### Input for this task:
■ ■ ■ ■ ■ ■ ■

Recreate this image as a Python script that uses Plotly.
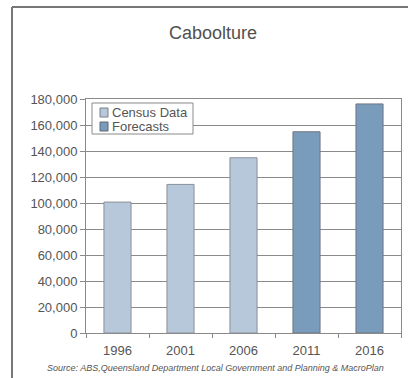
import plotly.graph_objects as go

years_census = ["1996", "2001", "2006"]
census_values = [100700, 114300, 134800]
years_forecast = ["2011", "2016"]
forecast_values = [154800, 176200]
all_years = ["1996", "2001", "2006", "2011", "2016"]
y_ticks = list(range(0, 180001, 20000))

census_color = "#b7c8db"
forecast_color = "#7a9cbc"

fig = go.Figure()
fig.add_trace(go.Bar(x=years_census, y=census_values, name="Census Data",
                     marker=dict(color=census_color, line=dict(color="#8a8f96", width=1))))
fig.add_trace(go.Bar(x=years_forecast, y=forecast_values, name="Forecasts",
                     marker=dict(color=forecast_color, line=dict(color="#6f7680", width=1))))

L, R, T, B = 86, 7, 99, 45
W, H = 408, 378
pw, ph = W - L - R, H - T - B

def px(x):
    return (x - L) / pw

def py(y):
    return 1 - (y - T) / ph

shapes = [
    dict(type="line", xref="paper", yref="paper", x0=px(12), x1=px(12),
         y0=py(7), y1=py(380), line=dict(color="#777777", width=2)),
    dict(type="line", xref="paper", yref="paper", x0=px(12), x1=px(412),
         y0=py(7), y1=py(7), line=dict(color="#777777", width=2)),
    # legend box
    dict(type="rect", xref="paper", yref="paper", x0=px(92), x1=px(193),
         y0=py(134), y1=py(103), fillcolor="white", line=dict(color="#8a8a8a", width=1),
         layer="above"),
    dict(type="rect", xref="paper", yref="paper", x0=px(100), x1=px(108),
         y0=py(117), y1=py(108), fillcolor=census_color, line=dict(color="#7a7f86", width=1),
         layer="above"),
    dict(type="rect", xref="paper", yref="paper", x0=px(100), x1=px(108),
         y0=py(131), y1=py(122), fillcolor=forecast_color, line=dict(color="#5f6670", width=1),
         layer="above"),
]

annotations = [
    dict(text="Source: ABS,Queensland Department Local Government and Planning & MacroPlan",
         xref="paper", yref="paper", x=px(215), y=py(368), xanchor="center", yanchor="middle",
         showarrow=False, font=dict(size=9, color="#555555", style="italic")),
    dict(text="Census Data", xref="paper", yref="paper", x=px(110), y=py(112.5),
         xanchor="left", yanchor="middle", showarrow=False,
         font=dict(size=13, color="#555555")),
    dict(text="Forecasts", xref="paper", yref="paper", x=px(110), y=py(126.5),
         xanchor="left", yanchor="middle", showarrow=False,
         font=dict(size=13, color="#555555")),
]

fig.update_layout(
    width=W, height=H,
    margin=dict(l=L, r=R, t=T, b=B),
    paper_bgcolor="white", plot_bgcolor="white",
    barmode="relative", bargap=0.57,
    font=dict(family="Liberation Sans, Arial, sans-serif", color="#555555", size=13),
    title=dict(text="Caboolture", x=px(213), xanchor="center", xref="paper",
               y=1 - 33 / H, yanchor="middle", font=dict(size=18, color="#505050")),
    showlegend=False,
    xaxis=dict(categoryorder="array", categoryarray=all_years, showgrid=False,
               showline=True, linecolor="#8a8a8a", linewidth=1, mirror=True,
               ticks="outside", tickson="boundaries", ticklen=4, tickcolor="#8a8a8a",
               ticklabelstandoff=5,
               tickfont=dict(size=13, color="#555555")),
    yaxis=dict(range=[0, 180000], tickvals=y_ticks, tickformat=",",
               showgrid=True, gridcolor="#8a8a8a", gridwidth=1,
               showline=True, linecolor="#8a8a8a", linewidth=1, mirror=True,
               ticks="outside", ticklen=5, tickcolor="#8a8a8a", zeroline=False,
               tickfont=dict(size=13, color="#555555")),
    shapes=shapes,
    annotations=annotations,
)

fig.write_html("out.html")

■ ■ ■ ■ ■ ■ ■

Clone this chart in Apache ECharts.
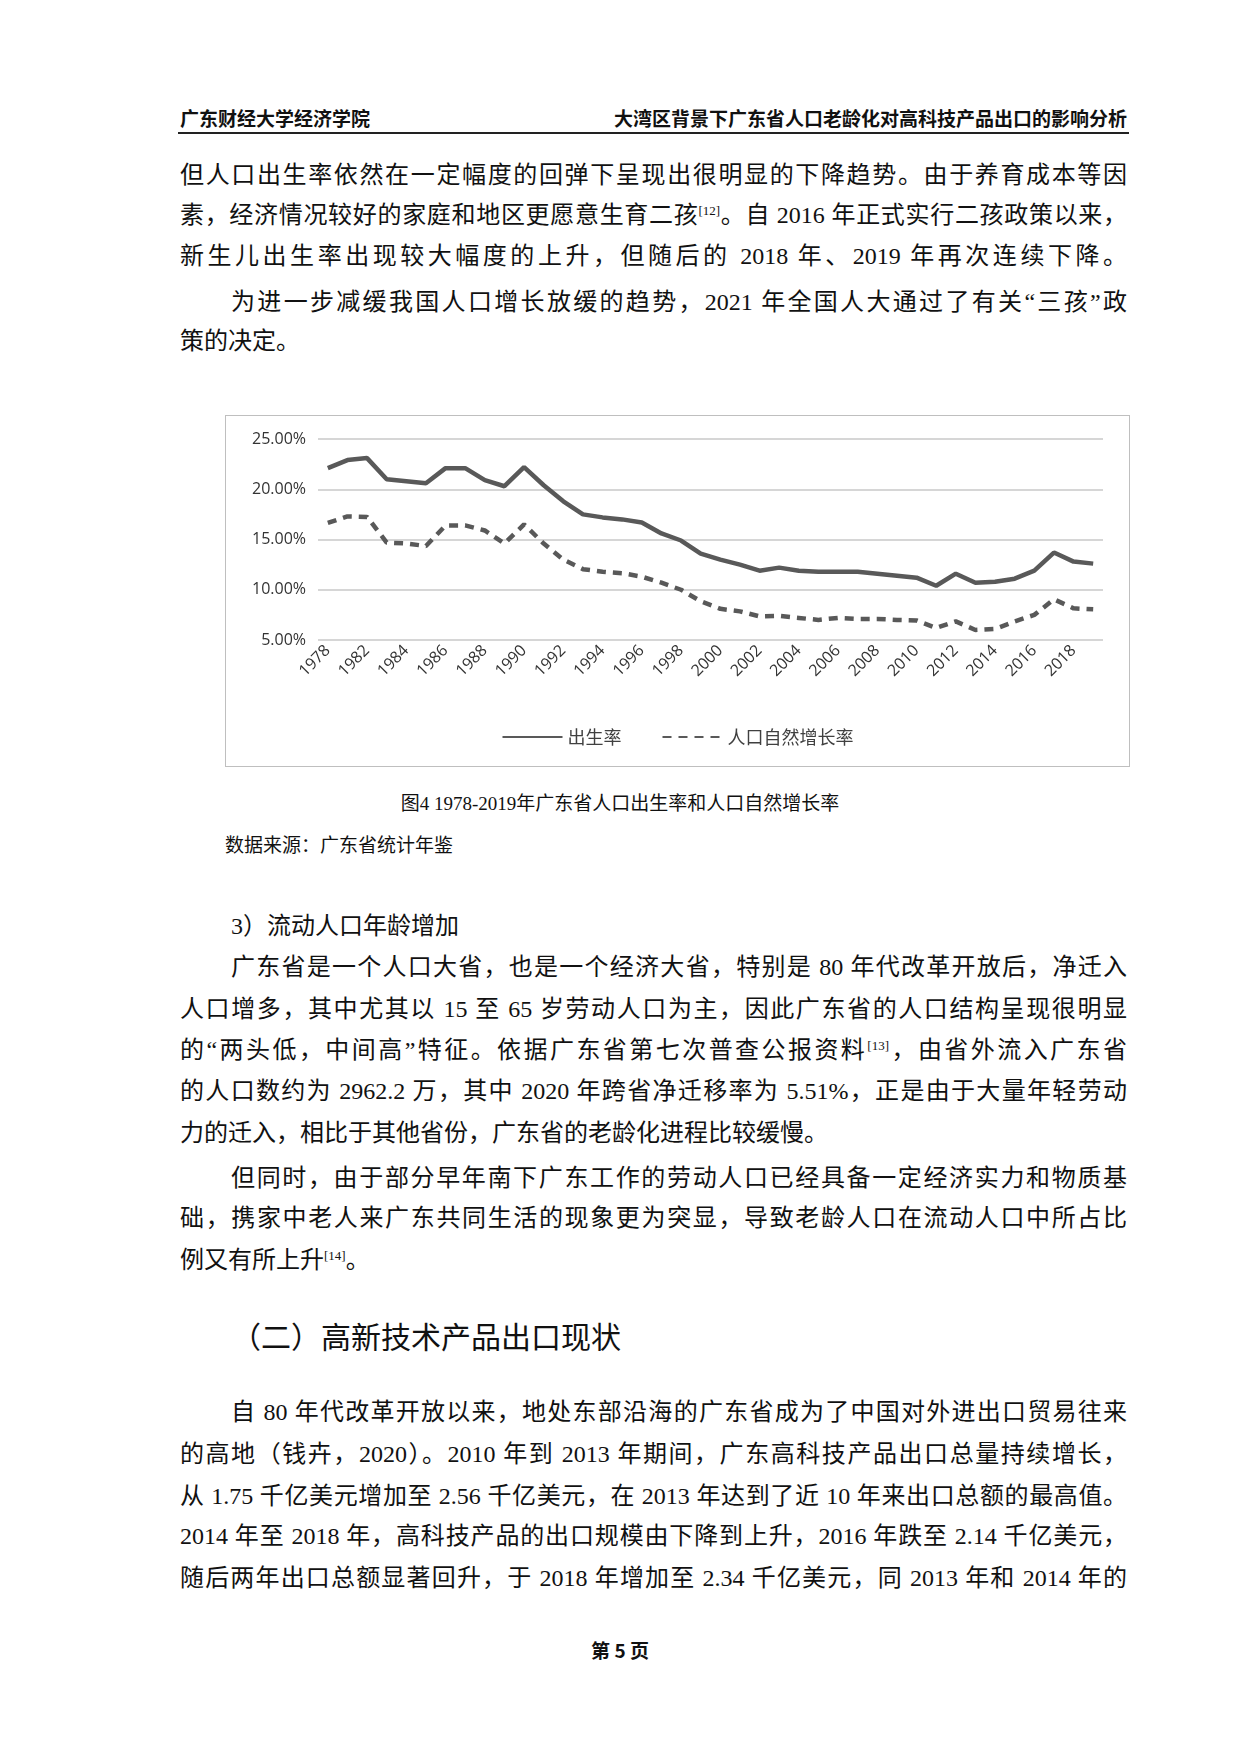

■ ■ ■ ■ ■ ■ ■

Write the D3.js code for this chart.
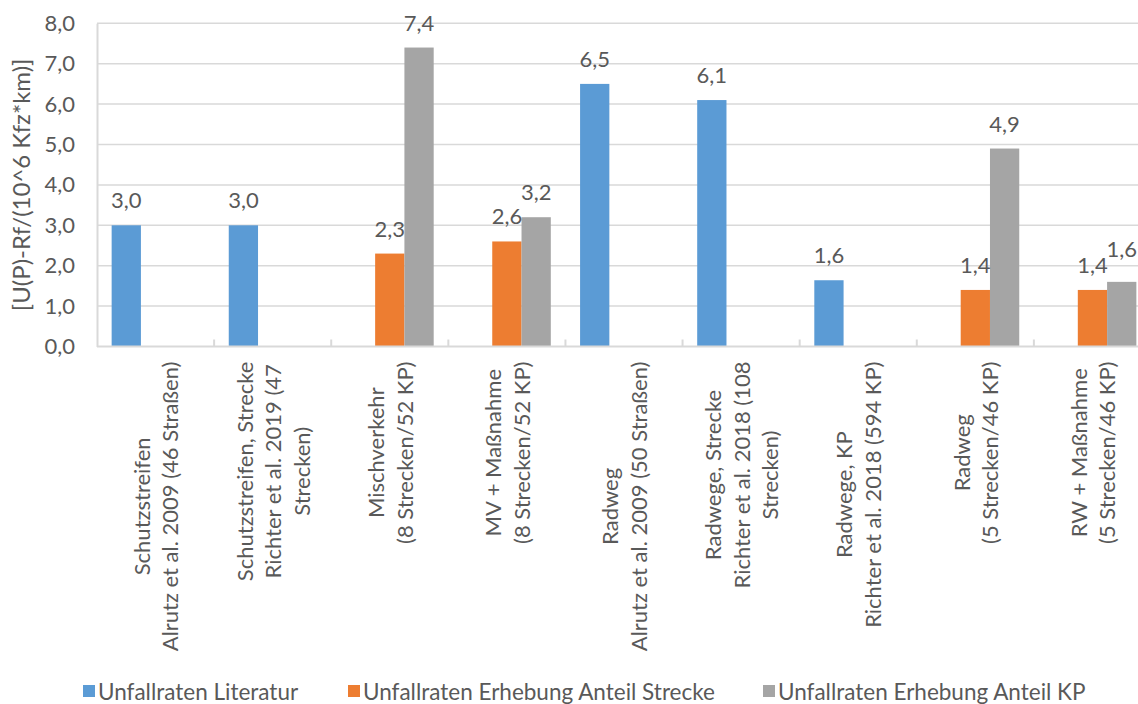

■ ■ ■ ■ ■ ■ ■

### Do this:
Copy out every line of the listing that contains the string "chart".

### Task result:
Clone this chart in Apache ECharts.
Write the D3.js code for this chart.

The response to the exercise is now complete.